The thing about a US design patent is that it has a claim.  Just one claim, but it has a claim.  And just like any claim in a US utility patent, that claim has some scope.  By the time the court does its work, the court may have determined that the claim is broader or may have determined that the claim is narrower.  Although it is perhaps a bit of a simplification, I think one can say generally that

  • when a US design patent turns out at litigation time to be surrounded by lots of close prior art, the court will determine that the claim has a relatively narrow scope, and
  • when a US design patent turns out at litigation time not to have very much nearby prior art, the court will determine that the claim has a relatively broad scope.

Part of what this means is that on the day a US design patent is issued, one does not really know very much about what the scope of its claim will turn out to be in licensing or in litigation.  One can make a bit of a guess, based upon the “references cited” and any other prior art of which one is aware.  But it’s only a guess.  Only at licensing time or litigation time will we know what prior art has been developed at that point.  Only by looking at that later-developed prior art (to see how close it is) would we be in a position to opine as to the claim scope at that time.

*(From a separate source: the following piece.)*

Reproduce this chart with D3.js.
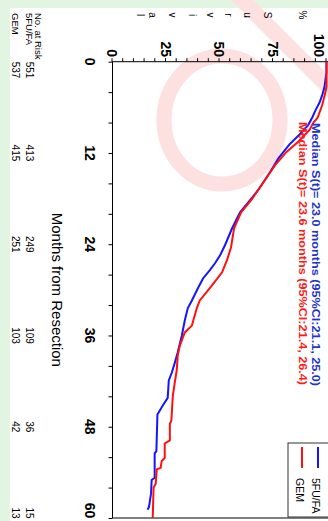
<!DOCTYPE html>
<html><head><meta charset="utf-8">
<script src="https://cdn.jsdelivr.net/npm/d3@7/dist/d3.min.js"></script>
<style>
html,body{margin:0;padding:0;background:#fff;}
svg{display:block;font-family:"Liberation Sans",Arial,sans-serif;}
</style></head>
<body>
<svg id="c" width="328" height="521"></svg>
<script>
// ---- data (months from resection, survival %) ----
const seriesNames = ["5FU/FA", "GEM"];
const seriesColors = ["#1414ff", "#ff1010"];
const fuMonths = [0,1.4,3.4,4.4,5.4,6.3,7.3,8.3,9.6,10.9,12.7,14.9,16.9,18.2,19.8,21.9,24.1,25.5,26.5,27.4,28.5,29.8,31.4,32.4,34,36,38.2,39.6,40.9,41.9,44.2,45.2,46.4,51.2,51.5,54.7,55.0,56.8,58.6,58.9];
const fuSurv   = [100,100,99,98,96.7,95,93.4,91.5,87.3,82.6,77.5,72.8,68,64.3,59.6,55.9,52.6,50.2,47.9,45.5,42.3,39.9,37.1,35.2,33.8,32.4,30.5,29.1,27.7,26.3,25.8,23.5,21,20.5,19.7,19.7,18.3,18.0,17.0,16.3];
const gemMonths = [0,3.3,4,5.7,7.4,8,9,10.5,11.9,13.6,15.3,16.9,18.2,19.8,21.9,24.4,26.1,27.7,29.4,31.4,32.4,34.7,35.6,37.3,38.6,40.6,42.2,43.9,47.2,47.6,49.8,50.2,52.1,52.5,53.4,53.6,55.5,56.0,60];
const gemSurv   = [100,100,99.5,98,95.8,93.9,92,86.9,81.2,76,71.8,68,64.8,60.1,56.8,55.4,53.5,51.2,46.5,40.8,39.4,37.1,33.8,31.5,30.5,30,29.1,28.2,27.5,26.8,26.8,24.4,24.4,23,22.5,20.7,20.2,19.2,18.8];
const monthTicks = [0,4,8,12,16,20,24,28,32,36,40,44,48,52,56,60];
const monthLabels = [0,12,24,36,48,60];
const survTicks = [0,5,10,15,20,25,30,35,40,45,50,55,60,65,70,75,80,85,90,95,100];
const survLabels = [0,25,50,75,100];
const riskMonths = [0,12,24,36,48,60];
const riskFU  = [551,413,249,109,36,15];
const riskGEM = [537,415,251,103,42,13];
const medianTexts = ["Median S(t)= 23.0 months (95%CI:21.1, 25.0)", "Median S(t)= 23.6 months (95%CI:21.4, 26.4)"];
const yLabelLetters = ["%","S","u","r","v","i","v","a","l"];

const svg = d3.select("#c");
// background bands and faint watermark
svg.append("rect").attr("x",0).attr("y",0).attr("width",328).attr("height",521).attr("fill","#fff");
svg.append("rect").attr("x",0).attr("y",0).attr("width",10).attr("height",521).attr("fill","#e2f5e2");
svg.append("rect").attr("x",0).attr("y",0).attr("width",328).attr("height",8).attr("fill","#e2f5e2");
const wm = svg.append("g").attr("fill","none").attr("stroke","#fde0e0");
wm.append("ellipse").attr("cx",222).attr("cy",120).attr("rx",58).attr("ry",64).attr("stroke-width",15);
wm.append("line").attr("x1",236).attr("y1",-6).attr("x2",336).attr("y2",94).attr("stroke-width",16);

// chart drawn in its original (unrotated) frame, then rotated 90deg clockwise
const g = svg.append("g").attr("transform","translate(328,0) rotate(90)");
const x = d3.scaleLinear().domain([0,60]).range([61.7,518]);
const y = d3.scaleLinear().domain([0,100]).range([215.5,1.5]);

// frame
g.append("rect").attr("x",x(0)).attr("y",-1).attr("width",x(60)-x(0)).attr("height",y(0)+1)
  .attr("fill","none").attr("stroke","#000").attr("stroke-width",1);

// month axis
const xa = g.append("g").attr("transform",`translate(0,${y(0)})`)
  .call(d3.axisBottom(x).tickValues(monthTicks).tickSize(4).tickFormat(""));
xa.select(".domain").remove();
xa.selectAll("line").attr("stroke","#000");
const labX = d => Math.min(x(d), 510.5);
g.selectAll(".mlab").data(monthLabels).join("text")
  .attr("x",d=>labX(d)).attr("y",243.5).attr("text-anchor","middle")
  .attr("font-size",14).attr("font-weight","bold").text(d=>d);

// survival axis
const ya = g.append("g").attr("transform",`translate(${x(0)},0)`)
  .call(d3.axisLeft(y).tickValues(survTicks).tickSize(3.5).tickFormat(""));
ya.select(".domain").remove();
ya.selectAll("line").attr("stroke","#000");
g.selectAll(".slab").data(survLabels).join("text")
  .attr("x",57).attr("y",d=>Math.max(y(d), 9)).attr("dy","0.36em").attr("text-anchor","end")
  .attr("font-size",14).attr("font-weight","bold").text(d=>d);

// axis titles
g.append("text").attr("x",(x(0)+x(60))/2).attr("y",276).attr("text-anchor","middle")
  .attr("font-size",15).text("Months from Resection");
const letterY = [26,61,81,100,118,136,156,176,188];
g.selectAll(".yl").data(yLabelLetters).join("text")
  .attr("x",15).attr("y",(d,i)=>letterY[i]).attr("dy","0.35em").attr("text-anchor","middle")
  .attr("font-size",10).text(d=>d);

// curves
const line = d3.line().x(d=>x(d[0])).y(d=>y(d[1])).curve(d3.curveLinear);
const fuData = fuMonths.map((m,i)=>[m,fuSurv[i]]);
const gemData = gemMonths.map((m,i)=>[m,gemSurv[i]]);
g.append("path").datum(fuData).attr("d",line).attr("fill","none").attr("stroke",seriesColors[0]).attr("stroke-width",2);
g.append("path").datum(gemData).attr("d",line).attr("fill","none").attr("stroke",seriesColors[1]).attr("stroke-width",2);

// median texts
g.append("text").attr("x",123).attr("y",16).attr("font-size",11.5).attr("font-weight","bold")
  .attr("fill","#2233cc").attr("textLength",263).attr("lengthAdjust","spacingAndGlyphs").text(medianTexts[0]);
g.append("text").attr("x",122).attr("y",29).attr("font-size",11.5).attr("font-weight","bold")
  .attr("fill","#ff1a1a").attr("textLength",263).attr("lengthAdjust","spacingAndGlyphs").text(medianTexts[1]);

// legend
const lg = g.append("g");
lg.append("rect").attr("x",443).attr("y",-3).attr("width",74).attr("height",43)
  .attr("fill","#fff").attr("stroke","#333").attr("stroke-width",1);
[10,26].forEach((ly,i)=>{
  lg.append("line").attr("x1",447).attr("x2",468).attr("y1",ly).attr("y2",ly)
    .attr("stroke",seriesColors[i]).attr("stroke-width",2);
  lg.append("text").attr("x",478).attr("y",ly+6).attr("font-size",10.5).attr("fill","#000").text(seriesNames[i]);
});

// number at risk
g.append("text").attr("x",13).attr("y",293).attr("font-size",9.5).text("No. at Risk");
g.append("text").attr("x",13).attr("y",302).attr("font-size",9.5).text(seriesNames[0]);
g.append("text").attr("x",13).attr("y",316).attr("font-size",9.5).text(seriesNames[1]);
const riskX = d => d===0 ? 70 : Math.min(x(d), 513);
g.selectAll(".rf").data(riskMonths).join("text").attr("x",d=>riskX(d)).attr("y",302)
  .attr("text-anchor","middle").attr("font-size",10).text((d,i)=>riskFU[i]);
g.selectAll(".rg").data(riskMonths).join("text").attr("x",d=>riskX(d)).attr("y",316)
  .attr("text-anchor","middle").attr("font-size",10).text((d,i)=>riskGEM[i]);
</script>
</body></html>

Returning to the question as presented … Can an RCD be used at litigation time to attempt to constrain the scope of the claim of a US design patent?  And the answer is, I am unable to think of any reason why an RCD should somehow be ineligible for this purpose merely because it is an RCD.  It seems to me that an RCD would be as good a candidate as a US utility patent or US design patent or newspaper clipping for this purpose.

Is there a case that says “yes you can cite an RCD to try to attack a US design patent”?  I don’t know.  I have not seen such a case.  But I don’t think you need a case that says this.  You can simply read 35 USC § 102 which lists the sorts of things that are citable as references.  (RCDs seems to be just as eligible under 35 USC § 102 as US utility patents or US design patents or newspaper clippings.)  And you can point to all ten (ten!) of the granted US design patents that seem to exist that happen to list an RCD as a “reference cited”.

I’m sure we have many alert readers with views about this.  Won’t you please post a comment or two?

2 Replies to “Using an RCD to try to defeat a US design patent?”

  1. Really nice article. I have found very amusing that US D649,746 lists the RCD as LU (the applicant’s country) and not as EM (OHIM’s two letter code)! US D628,770 also lists one of the RCD’s as IT instead of EM. It just shows how little it is used in practice.
    To be honest, it’s not that easy to cite a RCD. I find the free and commercial design databases to be somewhat lacking in terms of RCD search capabilities. Any suggestion for a good RCD database, free or otherwise?